A123's batteries are used in the Fisker EV and this defect is what has caused Fiskers to malfunction in a recent Consumer's Report test, according to Bloomberg.
Although the lithium-ion battery firm has made some strides in utility-scale energy storage, the company faces a number of challenges with its Fisker Automotive business, as well as rising losses amidst warranty issues and production hiccups. This recall will not help matters.

About a year ago, VC investor Vinod Khosla spoke to about 300 energy storage experts at the annual Energy Storage Association (ESA) meeting and predicted that A123 would not be around in ten years. He cited lithium's volatility and inherent safety issues. That was less satisfying for the audience (which included A123).

The A123 "campaign" will have a price tag of $55 million, spread out over several quarters. A123′s shares are down 11.71 percent to $1.50.

Here's a recap of some of A123's recent activity:

A12 pre-announced its fourth quarter 2011 results and issued its 2012 guidance recently:

  • Revenue for the final quarter of 2011 is expected to be approximately $40.4 million, below consensus estimates.
  • Net loss in the fourth quarter looks to be approximately $85.0 million, an increase from the loss of $63.7 million in Q3
  • The company chose not to invest in a recent round of financing for the extended range luxury automaker Fisker.
  • Contributing to net loss were warranty charges of $10.6 million related to repairs for one customer and costs associated with repairing battery packs for another customer.
  • Also contributing to losses was $10.1 million in greater-than-expected scrap rates for the quarter.  
  • A123 has requested a 15-day filing extension for its annual 10-K -- no reasons were provided.
  • The company looks for revenue in 2012 to be in the range of $230 million to $300 million.


On a positive note, A123 just won a new hybrid bus contract in India with Tata Motors for large battery packs. According to Jeff Osborne at Stifel, the battery packs are in the 12-kilowatt-hour range and margins are expected to be better in the bus business than the automotive business, with volumes starting in the hundreds and potentially growing into thousands of units in late 2012 and 2013. The company also noted that over the past three months it has been awarded five contracts representing 17 megawatts of grid business.  

As Jeff St. John has reported:

A123 Systems may be struggling with the automotive battery business, but it’s making some strides on grid energy storage, announcing several projects in December that show how large-scale lithium-ion batteries can help the power grid. A123 announced an 11-megawatt energy storage project to back up a wind farm that Sempra Energy plans to build on the Hawaiian island of Maui. A123 is also supplying 32 megawatts to AES Energy Storage to provide frequency regulation and wind power smoothing in West Virginia.

As of July, the Waltham, Mass.-based company had grid battery installations and orders that added up to 100 megawatts by the end of 2011, much of it in partnership with AES Energy Storage.  

Another project with Massachusetts utility NSTAR is a 2-megawatt pilot that A123 will own and operate to serve ISO New England’s frequency regulation market under the grid operators Alternative Technology Regulation (ATR) pilot program.
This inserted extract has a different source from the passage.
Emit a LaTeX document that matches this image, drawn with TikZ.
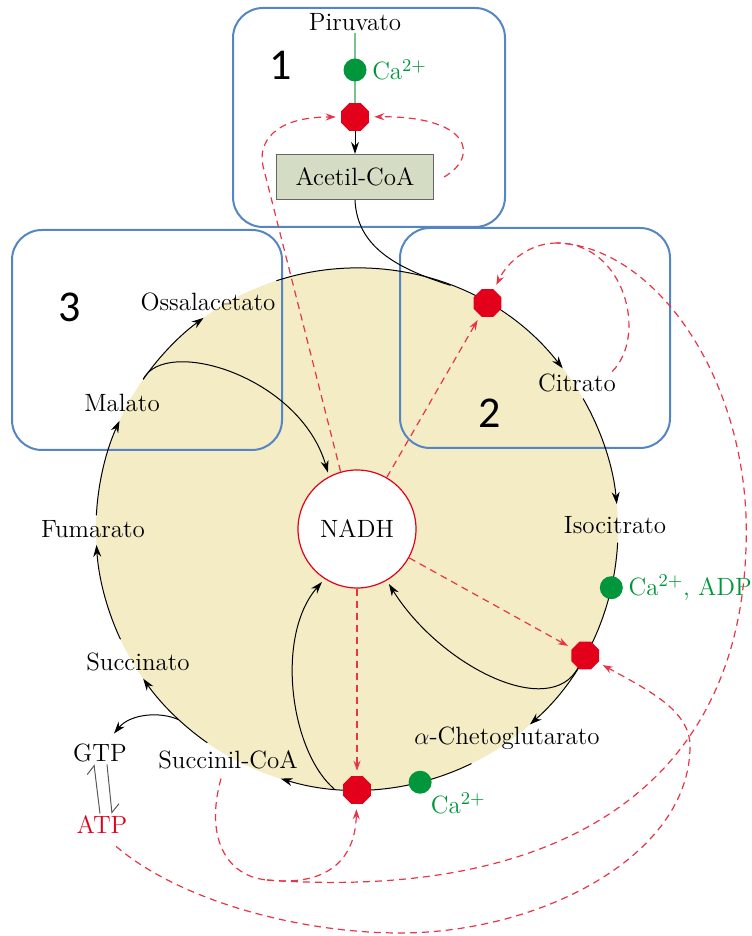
\documentclass[tikz,border=0pt]{standalone}
\usepackage{fontspec}
\newfontfamily\numfont{Carlito}
\usetikzlibrary{shapes.geometric,arrows.meta,positioning}
\definecolor{beige}{RGB}{243,236,196}
\definecolor{boxblue}{RGB}{84,134,196}
\definecolor{enzred}{RGB}{226,0,26}
\definecolor{dashred}{RGB}{232,52,72}
\definecolor{cagreen}{RGB}{0,150,60}
\definecolor{pirgreen}{RGB}{120,196,140}
\definecolor{acfill}{RGB}{212,220,196}
\tikzset{
  met/.style={font=\fontsize{12.5}{15}\selectfont, inner sep=1pt},
  enz/.style={regular polygon, regular polygon sides=8, fill=enzred, inner sep=0pt, minimum size=15pt},
  cadot/.style={circle, fill=cagreen, inner sep=0pt, minimum size=11.5pt},
  calabel/.style={met, text=cagreen},
  region/.style={draw=boxblue, line width=1pt, rounded corners=15pt},
  regnum/.style={font=\numfont\fontsize{22}{24}\selectfont},
  flow/.style={-{Stealth[length=6pt,width=4pt]}, line width=0.5pt},
  inhib/.style={draw=dashred, line width=0.6pt, dash pattern=on 3.5pt off 2.5pt},
  inhibarrow/.style={inhib, -{Stealth[length=5pt,width=3.5pt]}, shorten >=2.5pt}
}
\begin{document}
\begin{tikzpicture}[x=0.5pt,y=0.5pt]
      \useasboundingbox (0,0) rectangle (751,936);
      \node[circle, fill=beige, minimum size=261pt, inner sep=0pt, outer sep=0pt] (tca) at (357,407) {};
      \draw[region] (233,709) rectangle (505,928);
      \draw[region] (400,488) rectangle (670,708);
      \draw[region] (12,486) rectangle (282,706);
      \node[regnum] (n1) at (281,871) {1};
      \node[regnum] (n2) at (490,523) {2};
      \node[regnum] (n3) at (70,629) {3};
      \node[met] (piruvato) at (355,914) {Piruvato};
      \node[enz] (pdh) at (355,819) {};
      \draw[pirgreen, line width=0.8pt] (piruvato) -- (pdh);
      \node[cadot] (ca1) at (355,866) {};
      \node[calabel, right=1.5pt of ca1] (ca1l) {Ca$^{2+}$};
      \node[met, draw=gray!80!black, fill=acfill, line width=0.6pt, minimum width=78.5pt, minimum height=22.5pt] (acetyl) at (355,759) {Acetil-CoA};
      \draw[flow] (pdh) -- (acetyl);
      \node[met] (ossal) at (208,634) {Ossalacetato};
      \node[met] (citrato) at (577,553) {Citrato};
      \node[met] (isocit) at (615,411) {Isocitrato};
      \node[met] (akg) at (507,198) {$\alpha$-Chetoglutarato};
      \node[met] (succoa) at (228,176) {Succinil-CoA};
      \node[met] (succ) at (138,274) {Succinato};
      \node[met] (fum) at (93,407) {Fumarato};
      \node[met] (mal) at (122,533) {Malato};
      \node[met] (gtp) at (100,183) {GTP};
      \node[met, text=enzred] (atp) at (102,111) {ATP};
      \begin{scope}[flow]
        \draw (tca.108) arc[start angle=108, end angle=38, radius=130.5pt];
        \draw (tca.30) arc[start angle=30, end angle=5.5, radius=130.5pt];
        \draw (tca.-3) arc[start angle=-3, end angle=-48.5, radius=130.5pt];
        \draw (tca.-64) arc[start angle=-64, end angle=-107, radius=130.5pt];
        \draw (tca.-125) arc[start angle=-125, end angle=-145, radius=130.5pt];
        \draw (tca.-155) arc[start angle=-155, end angle=-176.5, radius=130.5pt];
        \draw (tca.177) arc[start angle=177, end angle=155.5, radius=130.5pt];
        \draw (tca.145) arc[start angle=145, end angle=126, radius=130.5pt];
        \draw (tca.-133) .. controls (160,225) and (130,222) .. ([shift={(7pt,4pt)}]gtp.north);
      \end{scope}
      \draw[line width=0.5pt] (acetyl.south) .. controls (357,690) and (395,668) .. (tca.69);
      \draw[gray!70!black, line width=0.5pt, -{Straight Barb[harpoon,length=4pt]}] ([xshift=-1pt]atp.north) -- ([xshift=-3pt]gtp.south);
      \draw[gray!70!black, line width=0.5pt, -{Straight Barb[harpoon,length=4pt]}] ([xshift=3.5pt]gtp.south) -- ([xshift=5pt]atp.north);
      \node[met, circle, draw=enzred, fill=white, line width=0.6pt, minimum size=59pt, inner sep=0pt] (nadh) at (357,407) {NADH};
      \begin{scope}[flow, shorten >=2pt]
        \draw (tca.145) .. controls (165,600) and (300,560) .. (nadh.118);
        \draw (tca.-95) .. controls (290,185) and (275,300) .. (nadh.237);
        \draw (tca.-32) .. controls (550,215) and (440,270) .. (nadh.-60);
      \end{scope}
      \node[enz] (cs) at (tca.60) {};
      \node[enz] (idh) at (tca.-29) {};
      \node[enz] (akgdh) at (tca.-90) {};
      \node[cadot] (ca2) at (tca.-13) {};
      \node[calabel, right=1.5pt of ca2] (ca2l) {Ca$^{2+}$, ADP};
      \node[cadot] (ca3) at (tca.-76) {};
      \node[calabel, below right=0pt and 0pt of ca3] (ca3l) {Ca$^{2+}$};
      \coordinate (csin) at (557,693);
      \coordinate (succj) at (267,56);
      \draw[inhibarrow] ([xshift=5pt]acetyl.east) .. controls (480,780) and (470,820) .. (pdh);
      \draw[inhibarrow] (nadh.106) -- (263,770) .. controls (258,792) and (272,819) .. (pdh);
      \draw[inhibarrow] (nadh) -- (cs);
      \draw[inhibarrow] (nadh) -- (idh);
      \draw[inhibarrow] (nadh) -- (akgdh);
      \draw[inhib] ([xshift=-3pt]citrato.north east) .. controls (648,600) and (625,693) .. (csin);
      \draw[inhibarrow] (csin) .. controls (530,693) and (508,675) .. (cs);
      \draw[inhib] ([shift={(-3.5pt,-3.5pt)}]succoa.south) .. controls (205,100) and (225,60) .. (succj);
      \draw[inhibarrow] (succj) .. controls (320,50) and (355,70) .. (akgdh);
      \draw[inhib] (succj) .. controls (560,35) and (754,150) .. (746,420) .. controls (740,570) and (650,690) .. (csin);
      \draw[inhibarrow] ([shift={(7pt,-5pt)}]atp.south) .. controls (180,35) and (300,3) .. (400,3) .. controls (540,3) and (690,80) .. (690,190) .. controls (690,225) and (650,245) .. (idh);
    \end{tikzpicture}
\end{document}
A123’s project with Hawaii’s Maui Electric Co. is aimed at supplying a different set of energy storage functions. The battery array will be installed at a substation serving the high-end resort community of Wailea, and will be able to supply 1 megawatt-hour of energy storage, both to reduce peak load by as much as 15 percent and to smooth voltage and improve power quality, said Chris Reynolds, Maui Electric’s operations superintendent.

Grid energy storage is still cost-prohibitive in all but a handful of edge cases, but it’s also expected to be increasingly important as intermittent wind and solar power take a larger role in power generation.